File 3 (B-tree)

This file contains the B-tree records and multiple occurrence tables for support of keyed attributes. The header is shown in table .

**Table:** File 3 header
$\begin{table}\begin{record} 1& KDBHDR& Z& a string containing \lq\lq ''RIM DATABASE'... ...he remainder of the first page is filled with zeros.\\ \end{record} \end{table}$

It contains some identification information and pointers for the other pages. All actual B-tree data begins in other records.

The records on file 3, with the exception of the first record, are either B-tree node records or multiple occurrence table records. Each attribute in each relation which is a `key' attribute has its own set of B-tree node records. All key attributes share space on the multiple occurrence table records.

The tree structure used in RIM is similar to other B-tree structures but has several unique features which make it ideal for use in RIM. For each key attribute, the value of "ATTKEY" in the attribute table of file 1 has the record number of the top or starting B-tree node record on file 3. Each node record has pointers which point to either other node records or to relation rows on file 2. Each node record is actually a two dimensional array with 3 rows and 42 columns.
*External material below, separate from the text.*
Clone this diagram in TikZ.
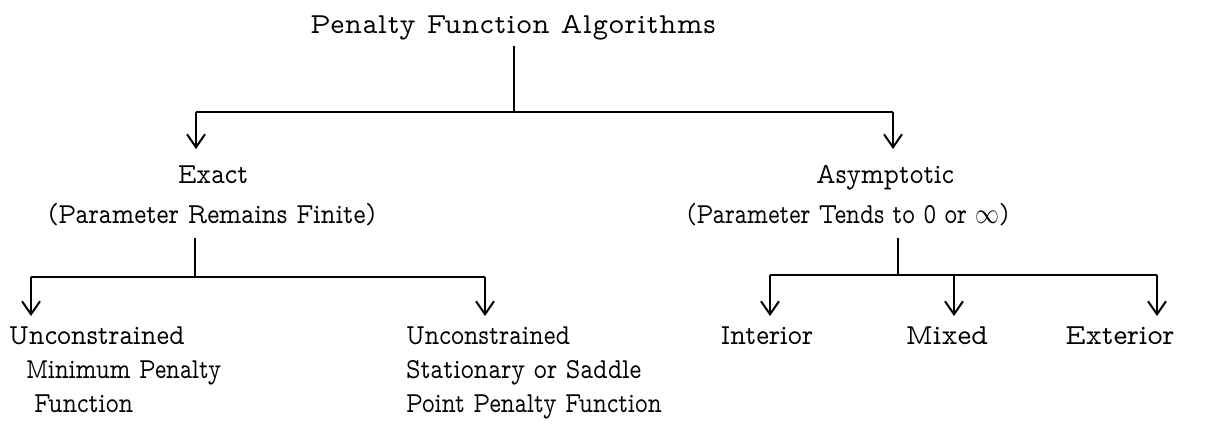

The length of records on file 3 must be a value which can be divided evenly by 3.

A B-tree node as an array with 3 rows and 42 columns has information for a maximum of 42 values i.e., the order of B-tree is 42. The first row has the actual key values which are always stored in increasing order. This value is one word in length and contains the standard machine-dependent binary representation for integer and real attributes, and only the first word for double precision and text attributes. The second row has pointers which can represent one of three kinds of values. If this value is negative, its absolute value is the number of the next record as one traverses down a B-tree. If the value in this second row is positive, its meaning depends on whether the value in row three is zero or not. If the value in row 3 is zero, then row 2 has a packed number with the record number and word offset for the file 2 page with the row which corresponds with this key value. The value for the key attribute in this row of file 2 page matches the key value found in row 1 of the B-tree node. If the value in row 3 is not zero, then the value in row 2 has a packed number (with record number and word offset) which points to the end of the multiple occurrence table for this key value and row 3 has a packed number which points to the start of the multiple occurrence table for this key value.

The multiple occurrence table records are made up of linked lists of pointer pairs. Each pair has two pointers, the first of which points to the next pointer pair, and the second of which points to data on file 2. The pointers are packed values with record numbers and word offsets. The end of the link list is marked by zero in the "next" pointer field.

By having pointers to the start and end of the multiple occurrence list means that adding another occurrence of a key value does not involve the overhead of traversing the entire linked list. It is just as easy to add the fifteenth occurrence as it is the fifth. A record size of 126 allows for 63 pointer pairs on each multiple occurrence record.

When scanning a B-tree node the values are always in increasing order. This allows us to scan a node without looking `two ways' at each value. The scan stop when we get the the special flag for the end of the list which is ZTEND. The node records are either nodes with all columns having node pointers or all columns having multiple occurrence and file 2 pointers. Nodes with multiple occurrence and file 2 pointers are sometimes called leaf nodes.